Growth increasingly comes from incremental improvements rather than new unit expansion. Digital ordering, delivery partnerships, and loyalty programs enhance throughput at existing locations. These initiatives improve same-store sales, which measure revenue growth at established restaurants, without materially increasing capital requirements.
McDonald’s coffee competes primarily on price and convenience rather than quality leadership. While this caps premium perception, it positions the brand defensively during economic slowdowns. The result is a highly resilient earnings profile, though with less upside from category-specific innovation.
Other Competitors: Fragmentation Limits Long-Term Threats
Smaller coffee chains and regional quick-service brands continue to fragment consumer choice. However, limited scale restricts their ability to invest in technology, supply chain efficiency, and national marketing. These constraints prevent most smaller players from sustaining margin pressure on industry leaders.
Specialty coffee operators may influence trends but rarely replicate Starbucks’ global consistency. Similarly, convenience-store coffee competes on price but lacks brand equity and experiential appeal. As a result, competitive disruption tends to be incremental rather than structural.
Comparative Outlook: Strategic Trade-Offs Define the Future
Starbucks is best positioned for long-term premium category leadership, supported by brand equity, digital integration, and global relevance. This comes with higher capital intensity and greater sensitivity to discretionary spending cycles. Growth is steadier but requires continuous innovation to justify pricing.
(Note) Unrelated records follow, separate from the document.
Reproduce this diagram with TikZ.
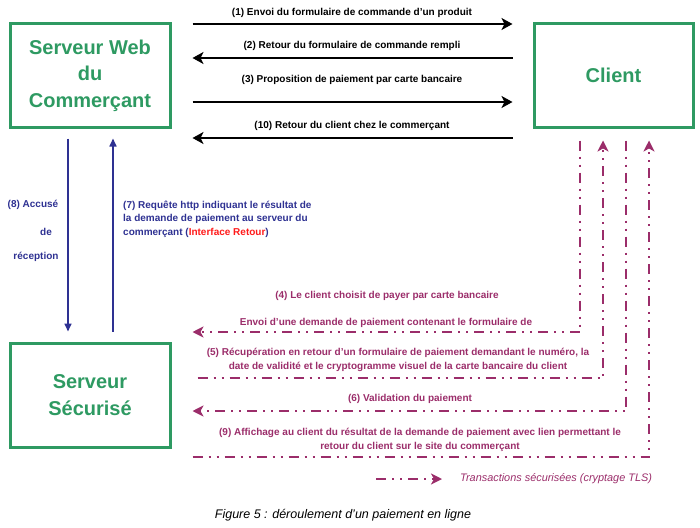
\documentclass[tikz,border=0pt]{standalone}
\usepackage{fontspec}
\setmainfont{Liberation Sans}
\usetikzlibrary{arrows.meta}
\definecolor{grn}{HTML}{2E9A62}
\definecolor{navy}{HTML}{2E3192}
\definecolor{pur}{HTML}{9B2D6A}
\definecolor{rd}{HTML}{FF1A1A}
\tikzset{
  box/.style={draw=grn, line width=3pt, text=grn, font=\fontsize{20}{26.5}\selectfont\bfseries, align=center, inner sep=0pt},
  lbl/.style={font=\fontsize{10}{13.5}\selectfont\bfseries, inner sep=0pt},
  plbl/.style={lbl, text=pur, align=center, font=\fontsize{10}{14}\selectfont\bfseries},
  blbl/.style={lbl, text=navy},
  blk/.style={line width=2.2pt, -{Stealth[length=11pt,width=12pt,inset=3pt]}},
  blu/.style={line width=1.6pt, navy, -{Triangle[length=8pt,width=7pt]}},
  sec/.style={line width=2pt, pur, dash pattern=on 10pt off 6pt on 2pt off 6pt on 2pt off 6pt},
  sectip/.style={sec, -{Stealth[length=11pt,width=11pt,inset=3pt]}}
}
\begin{document}
\begin{tikzpicture}[x=1pt,y=-1pt]
\useasboundingbox (0,0) rectangle (700,527);
% boxes
\node[box, minimum width=160pt, minimum height=103pt] (web) at (90,75.5) {Serveur Web\\du\\Commerçant};
\node[box, minimum width=159pt, minimum height=103pt] (client) at (613.5,75.5) {Client};
\node[box, minimum width=160pt, minimum height=104pt] (secure) at (90,395) {Serveur\\Sécurisé};
% black exchanges
\draw[blk, shorten <=21pt, shorten >=20pt] (web.east |- 0,24) -- (client.west |- 0,24);
\draw[blk, shorten <=20pt, shorten >=21pt] (client.west |- 0,58) -- (web.east |- 0,58);
\draw[blk, shorten <=21pt, shorten >=20pt] (web.east |- 0,102) -- (client.west |- 0,102);
\draw[blk, shorten <=20pt, shorten >=21pt] (client.west |- 0,138) -- (web.east |- 0,138);
\node[lbl] (l1) at (352,13) {(1) Envoi du formulaire de commande d’un produit};
\node[lbl] (l2) at (352,46) {(2) Retour du formulaire de commande rempli};
\node[lbl] (l3) at (352,80) {(3) Proposition de paiement par carte bancaire};
\node[lbl] (l10) at (352,126) {(10) Retour du client chez le commerçant};
% blue exchanges
\draw[blu, shorten <=10pt, shorten >=10pt] (web.south -| 68,0) -- (secure.north -| 68,0);
\draw[blu, shorten <=10pt, shorten >=10pt] (secure.north -| 113,0) -- (web.south -| 113,0);
\node[blbl] (l8a) at (33,205) {(8) Accusé};
\node[blbl] (l8b) at (46,232) {de};
\node[blbl] (l8c) at (36,257) {réception};
\node[blbl, align=left, anchor=west] (l7) at (123,219) {(7) Requête http indiquant le résultat de\\la demande de paiement au serveur du\\commerçant (\textcolor{rd}{Interface Retour})};
% secured exchanges
\coordinate (c4) at (580,332);
\coordinate (c5) at (603,378);
\coordinate (c6) at (626,411);
\coordinate (c9) at (649,457);
\draw[sectip, shorten >=21pt] (client.south -| c4) ++(0,12) -- (c4) -- (secure.east |- c4);
\draw[sectip] (secure.east |- c5) ++(26,0) -- (c5) -- ([yshift=-12pt]client.south -| c5);
\draw[sectip, shorten >=21pt] (client.south -| c6) ++(0,12) -- (c6) -- (secure.east |- c6);
\draw[sectip] (secure.east |- c9) ++(21,0) -- (c9) -- ([yshift=-12pt]client.south -| c9);
\node[plbl] (l4) at (387,296) {(4) Le client choisit de payer par carte bancaire};
\node[plbl] (l4b) at (386,323) {Envoi d’une demande de paiement contenant le formulaire de};
\node[plbl] (l5) at (398,360) {(5) Récupération en retour d’un formulaire de paiement demandant le numéro, la\\date de validité et le cryptogramme visuel de la carte bancaire du client};
\node[plbl] (l6) at (410,399) {(6) Validation du paiement};
\node[plbl] (l9) at (420,440) {(9) Affichage au client du résultat de la demande de paiement avec lien permettant le\\retour du client sur le site du commerçant};
% legend
\coordinate (lg1) at (376,479);
\coordinate (lg2) at (442,479);
\draw[sectip] (lg1) -- (lg2);
\node[anchor=west, inner sep=0pt, text=pur, font=\fontsize{10.9}{12}\selectfont\itshape] (lgt) at (460,479) {Transactions sécurisées (cryptage TLS)};
% caption
\node[inner sep=0pt, font=\fontsize{12.5}{14}\selectfont\itshape] (cap) at (343,515) {Figure 5 : déroulement d'un paiement en ligne};
\end{tikzpicture}
\end{document}
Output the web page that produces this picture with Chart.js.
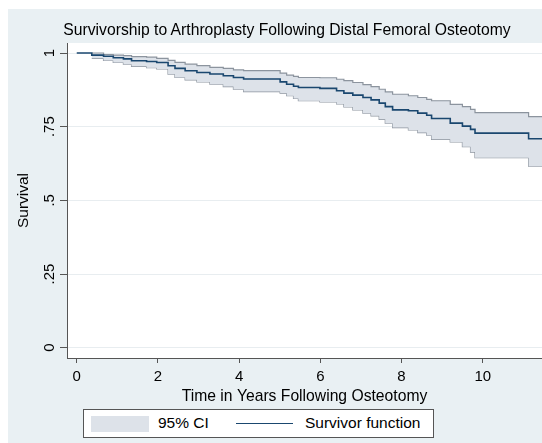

Dunkin’ offers a structurally efficient model optimized for value-driven consumption and franchise scalability. Its long-term success depends on maintaining relevance without eroding simplicity or speed. McDonald’s remains the most defensively positioned, benefiting from unmatched scale, diversified revenue streams, and real estate leverage.
Ultimately, no model is universally superior. Starbucks prioritizes depth over breadth, Dunkin’ prioritizes efficiency over experience, and McDonald’s prioritizes resilience over category specialization. These strategic choices explain why competition affects profitability differently across brands and why long-term outcomes hinge on disciplined execution rather than short-term market share shifts.